WHAT IS NEEDED: Render the material again word for word, skipping the pictures in it.

MATERIALS PROVIDED:
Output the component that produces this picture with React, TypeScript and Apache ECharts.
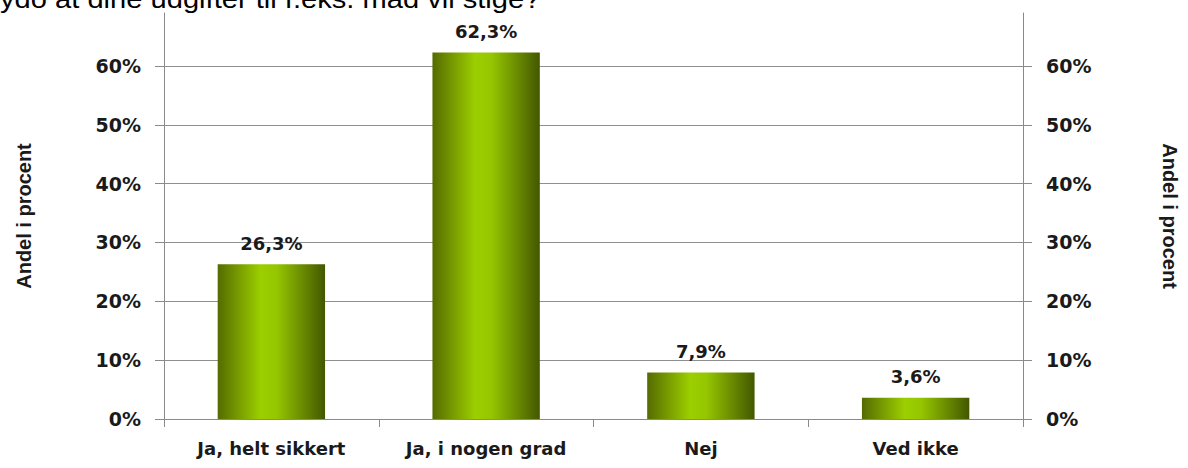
import React, { useEffect, useRef } from "react";
import * as echarts from "echarts";

const categories = ["Ja, helt sikkert", "Ja, i nogen grad", "Nej", "Ved ikke"];
const values = [26.3, 62.3, 7.9, 3.6];
const axisTitle = "Andel i procent";
const headline = "ydo at dine udgifter til f.eks. mad vil stige?";

const fmtPct = (v: number) => v.toFixed(1).replace(".", ",") + "%";

export default function App() {
  const ref = useRef<HTMLDivElement>(null);
  useEffect(() => {
    if (!ref.current) return;
    const chart = echarts.init(ref.current, undefined, { renderer: "svg" });
    const font = "DejaVu Sans";
    const labelStyle = { fontFamily: font, fontWeight: "bold" as const, fontSize: 18, color: "#1a1a1a" };
    const yCommon = {
      type: "value" as const,
      min: 0,
      max: 69,
      interval: 10,
      nameLocation: "middle" as const,
      nameTextStyle: { fontFamily: "Liberation Sans", fontWeight: "bold" as const, fontSize: 20, color: "#1a1a1a" },
      axisLine: { show: true, lineStyle: { color: "#8a8a8a", width: 1 } },
      axisTick: { show: true, length: 9, lineStyle: { color: "#8a8a8a" } },
      axisLabel: {
        ...labelStyle,
        fontSize: 19,
        margin: 23,
        showMaxLabel: false,
        formatter: (v: number) => Math.round(v) + "%",
      },
    };
    chart.setOption({
      animation: false,
      backgroundColor: "#ffffff",
      grid: { left: 164, right: 159, top: 13, bottom: 49, containLabel: false },
      graphic: [
        {
          type: "text",
          x: 0,
          y: -14,
          scaleX: 1.12,
          style: { text: headline, fontFamily: "Liberation Sans", fontSize: 26, fill: "#000" },
        },
      ],
      xAxis: {
        type: "category",
        data: categories,
        axisLine: { show: true, lineStyle: { color: "#8a8a8a", width: 1 } },
        axisTick: { show: true, length: 8, alignWithLabel: false, lineStyle: { color: "#8a8a8a" } },
        axisLabel: { ...labelStyle, margin: 20, interval: 0 },
      },
      yAxis: [
        {
          ...yCommon,
          position: "left",
          name: axisTitle,
          nameRotate: 90,
          nameGap: 130,
          splitLine: { show: true, showMaxLine: false, lineStyle: { color: "#8f8f8f", width: 1 } },
        },
        {
          ...yCommon,
          position: "right",
          name: axisTitle,
          nameRotate: -90,
          nameGap: 137,
          splitLine: { show: false },
        },
      ],
      series: [
        {
          type: "bar",
          yAxisIndex: 0,
          data: values,
          barWidth: "50%",
          itemStyle: {
            color: new echarts.graphic.LinearGradient(0, 0, 1, 0, [
              { offset: 0, color: "#556b00" },
              { offset: 0.4, color: "#9ccf00" },
              { offset: 0.55, color: "#95c600" },
              { offset: 1, color: "#435700" },
            ]),
          },
          label: {
            show: true,
            position: "top",
            distance: 12,
            ...labelStyle,
            fontSize: 18,
            formatter: (p: any) => fmtPct(p.value),
          },
        },
      ],
    });
    return () => chart.dispose();
  }, []);
  return <div ref={ref} style={{ width: 1188, height: 468, position: "absolute", left: 0, top: 0 }} />;
}
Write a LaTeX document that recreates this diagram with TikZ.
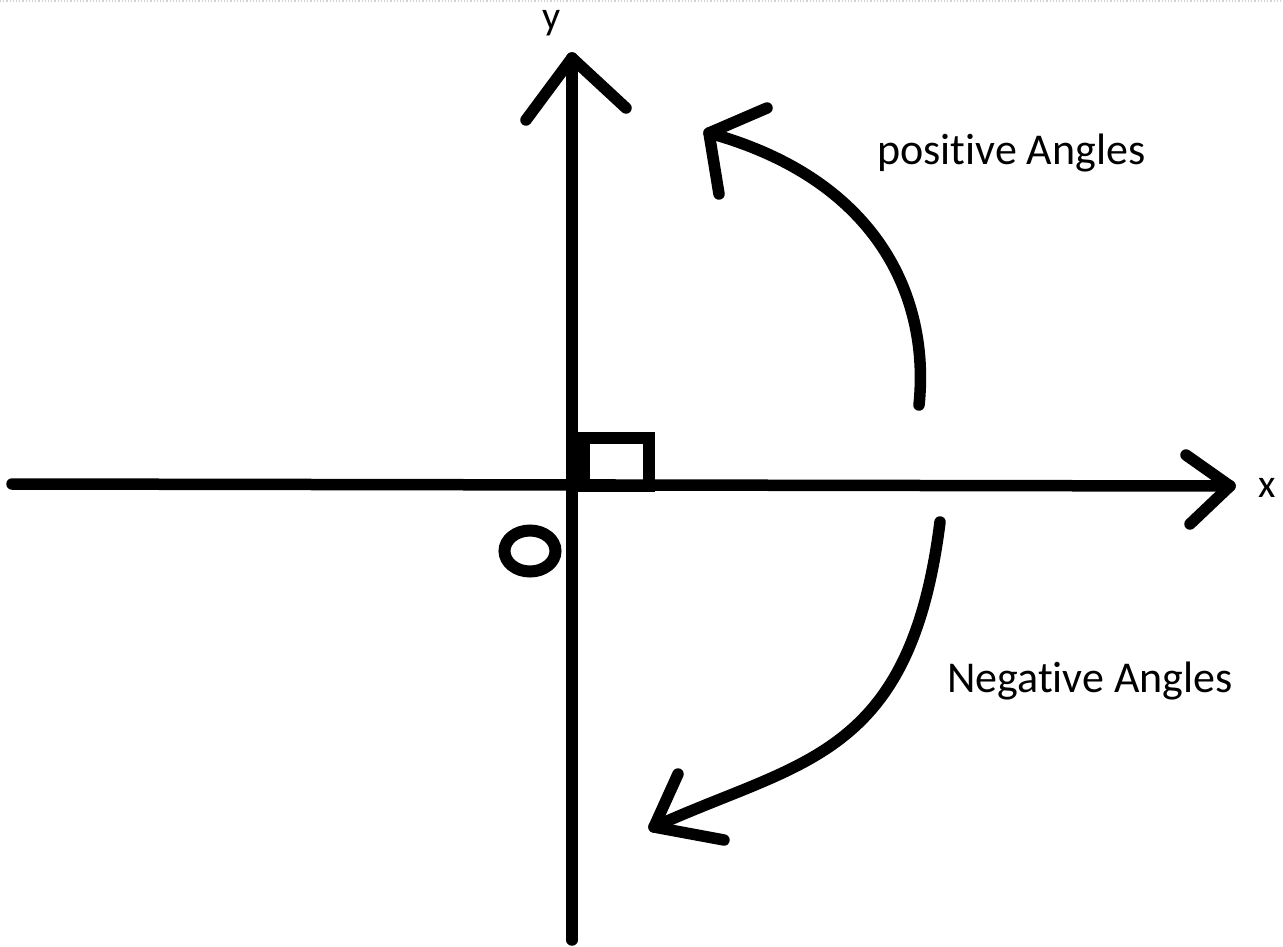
\documentclass[tikz,border=0pt]{standalone}
\usepackage{fontspec}
\setmainfont[Ligatures=NoCommon]{Carlito}
\usetikzlibrary{shapes.geometric}
\begin{document}
\begin{tikzpicture}[x=1pt,y=-1pt,
  stroke/.style={line width=11.5pt,line cap=round,line join=round},
  lbl/.style={font=\fontsize{44}{50}\selectfont,inner sep=0pt,text=black},
  axlbl/.style={font=\fontsize{40}{46}\selectfont,inner sep=0pt,text=black}]
\useasboundingbox (0,0) rectangle (1283,946);
\draw[gray!35,dotted,line width=1.2pt] (0,1) -- (1283,1);
% coordinates
\coordinate (xl) at (12,484);
\coordinate (xr) at (1230,486);
\coordinate (xa1) at (1186,455);
\coordinate (xa2) at (1190,524);
\coordinate (yb) at (572,940);
\coordinate (yt) at (572,58);
\coordinate (ya1) at (526,120);
\coordinate (ya2) at (626,108);
% axes
\draw[stroke] (xl) -- (xr);
\draw[stroke] (xa1) -- (xr) -- (xa2);
\draw[stroke] (yb) -- (yt);
\draw[stroke] (ya1) -- (yt) -- (ya2);
% right angle box
\coordinate (b1) at (584,486);
\coordinate (b2) at (584,438);
\coordinate (b3) at (649,438);
\coordinate (b4) at (649,486);
\draw[line width=11.5pt,line join=miter] (b1) -- (b2) -- (b3) -- (b4) -- cycle;
\fill (572,479) rectangle (590,492);
% origin circle
\node[draw,line width=12pt,ellipse,minimum width=51pt,minimum height=41pt,inner sep=0pt] (O) at (530,551) {};
% positive arrow
\coordinate (ps) at (919,405);
\coordinate (pt) at (709,133);
\coordinate (pa1) at (767,108);
\coordinate (pa2) at (719,194);
\draw[stroke] (ps) .. controls (930,300) and (880,180) .. (pt);
\draw[stroke] (pa1) -- (pt) -- (pa2);
% negative arrow
\coordinate (ns) at (940,522);
\coordinate (nt) at (654,827);
\coordinate (na1) at (678,774);
\coordinate (na2) at (724,840);
\draw[stroke] (ns) .. controls (910,760) and (800,760) .. (nt);
\draw[stroke] (na1) -- (nt) -- (na2);
% labels
\node[lbl,anchor=base west] (pos) at (877,164) {positive Angles};
\node[lbl,anchor=base west] (neg) at (947,692) {Negative Angles};
\node[axlbl,anchor=base] (ylab) at (552,29) {y};
\node[axlbl,anchor=base west] (xlab) at (1258,497) {x};
\end{tikzpicture}
\end{document}
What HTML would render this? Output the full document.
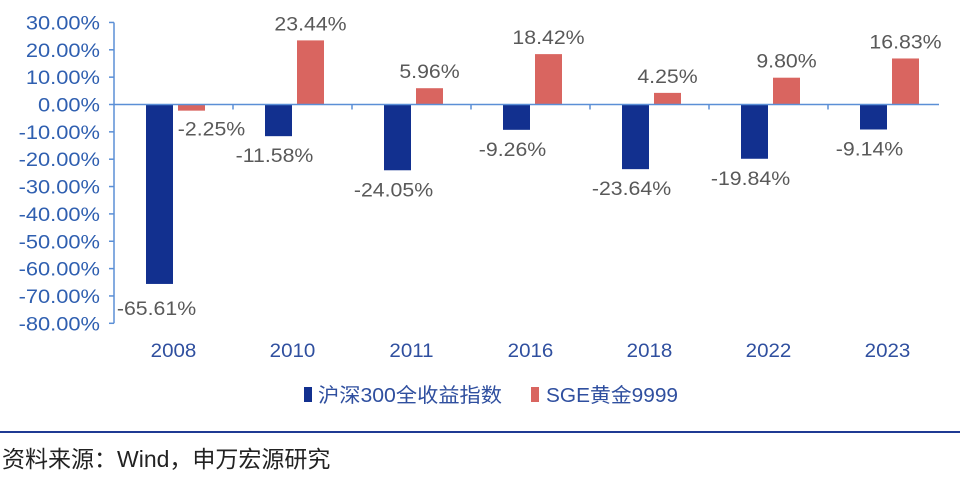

IN RESPONSE:
Output the component that produces this picture with React, TypeScript and Apache ECharts.
import React, { useEffect, useRef } from "react";
import * as echarts from "echarts";

const categories = ["Ja, helt sikkert", "Ja, i nogen grad", "Nej", "Ved ikke"];
const values = [26.3, 62.3, 7.9, 3.6];
const axisTitle = "Andel i procent";
const headline = "ydo at dine udgifter til f.eks. mad vil stige?";

const fmtPct = (v: number) => v.toFixed(1).replace(".", ",") + "%";

export default function App() {
  const ref = useRef<HTMLDivElement>(null);
  useEffect(() => {
    if (!ref.current) return;
    const chart = echarts.init(ref.current, undefined, { renderer: "svg" });
    const font = "DejaVu Sans";
    const labelStyle = { fontFamily: font, fontWeight: "bold" as const, fontSize: 18, color: "#1a1a1a" };
    const yCommon = {
      type: "value" as const,
      min: 0,
      max: 69,
      interval: 10,
      nameLocation: "middle" as const,
      nameTextStyle: { fontFamily: "Liberation Sans", fontWeight: "bold" as const, fontSize: 20, color: "#1a1a1a" },
      axisLine: { show: true, lineStyle: { color: "#8a8a8a", width: 1 } },
      axisTick: { show: true, length: 9, lineStyle: { color: "#8a8a8a" } },
      axisLabel: {
        ...labelStyle,
        fontSize: 19,
        margin: 23,
        showMaxLabel: false,
        formatter: (v: number) => Math.round(v) + "%",
      },
    };
    chart.setOption({
      animation: false,
      backgroundColor: "#ffffff",
      grid: { left: 164, right: 159, top: 13, bottom: 49, containLabel: false },
      graphic: [
        {
          type: "text",
          x: 0,
          y: -14,
          scaleX: 1.12,
          style: { text: headline, fontFamily: "Liberation Sans", fontSize: 26, fill: "#000" },
        },
      ],
      xAxis: {
        type: "category",
        data: categories,
        axisLine: { show: true, lineStyle: { color: "#8a8a8a", width: 1 } },
        axisTick: { show: true, length: 8, alignWithLabel: false, lineStyle: { color: "#8a8a8a" } },
        axisLabel: { ...labelStyle, margin: 20, interval: 0 },
      },
      yAxis: [
        {
          ...yCommon,
          position: "left",
          name: axisTitle,
          nameRotate: 90,
          nameGap: 130,
          splitLine: { show: true, showMaxLine: false, lineStyle: { color: "#8f8f8f", width: 1 } },
        },
        {
          ...yCommon,
          position: "right",
          name: axisTitle,
          nameRotate: -90,
          nameGap: 137,
          splitLine: { show: false },
        },
      ],
      series: [
        {
          type: "bar",
          yAxisIndex: 0,
          data: values,
          barWidth: "50%",
          itemStyle: {
            color: new echarts.graphic.LinearGradient(0, 0, 1, 0, [
              { offset: 0, color: "#556b00" },
              { offset: 0.4, color: "#9ccf00" },
              { offset: 0.55, color: "#95c600" },
              { offset: 1, color: "#435700" },
            ]),
          },
          label: {
            show: true,
            position: "top",
            distance: 12,
            ...labelStyle,
            fontSize: 18,
            formatter: (p: any) => fmtPct(p.value),
          },
        },
      ],
    });
    return () => chart.dispose();
  }, []);
  return <div ref={ref} style={{ width: 1188, height: 468, position: "absolute", left: 0, top: 0 }} />;
}
Write a LaTeX document that recreates this diagram with TikZ.
\documentclass[tikz,border=0pt]{standalone}
\usepackage{fontspec}
\setmainfont[Ligatures=NoCommon]{Carlito}
\usetikzlibrary{shapes.geometric}
\begin{document}
\begin{tikzpicture}[x=1pt,y=-1pt,
  stroke/.style={line width=11.5pt,line cap=round,line join=round},
  lbl/.style={font=\fontsize{44}{50}\selectfont,inner sep=0pt,text=black},
  axlbl/.style={font=\fontsize{40}{46}\selectfont,inner sep=0pt,text=black}]
\useasboundingbox (0,0) rectangle (1283,946);
\draw[gray!35,dotted,line width=1.2pt] (0,1) -- (1283,1);
% coordinates
\coordinate (xl) at (12,484);
\coordinate (xr) at (1230,486);
\coordinate (xa1) at (1186,455);
\coordinate (xa2) at (1190,524);
\coordinate (yb) at (572,940);
\coordinate (yt) at (572,58);
\coordinate (ya1) at (526,120);
\coordinate (ya2) at (626,108);
% axes
\draw[stroke] (xl) -- (xr);
\draw[stroke] (xa1) -- (xr) -- (xa2);
\draw[stroke] (yb) -- (yt);
\draw[stroke] (ya1) -- (yt) -- (ya2);
% right angle box
\coordinate (b1) at (584,486);
\coordinate (b2) at (584,438);
\coordinate (b3) at (649,438);
\coordinate (b4) at (649,486);
\draw[line width=11.5pt,line join=miter] (b1) -- (b2) -- (b3) -- (b4) -- cycle;
\fill (572,479) rectangle (590,492);
% origin circle
\node[draw,line width=12pt,ellipse,minimum width=51pt,minimum height=41pt,inner sep=0pt] (O) at (530,551) {};
% positive arrow
\coordinate (ps) at (919,405);
\coordinate (pt) at (709,133);
\coordinate (pa1) at (767,108);
\coordinate (pa2) at (719,194);
\draw[stroke] (ps) .. controls (930,300) and (880,180) .. (pt);
\draw[stroke] (pa1) -- (pt) -- (pa2);
% negative arrow
\coordinate (ns) at (940,522);
\coordinate (nt) at (654,827);
\coordinate (na1) at (678,774);
\coordinate (na2) at (724,840);
\draw[stroke] (ns) .. controls (910,760) and (800,760) .. (nt);
\draw[stroke] (na1) -- (nt) -- (na2);
% labels
\node[lbl,anchor=base west] (pos) at (877,164) {positive Angles};
\node[lbl,anchor=base west] (neg) at (947,692) {Negative Angles};
\node[axlbl,anchor=base] (ylab) at (552,29) {y};
\node[axlbl,anchor=base west] (xlab) at (1258,497) {x};
\end{tikzpicture}
\end{document}
What HTML would render this? Output the full document.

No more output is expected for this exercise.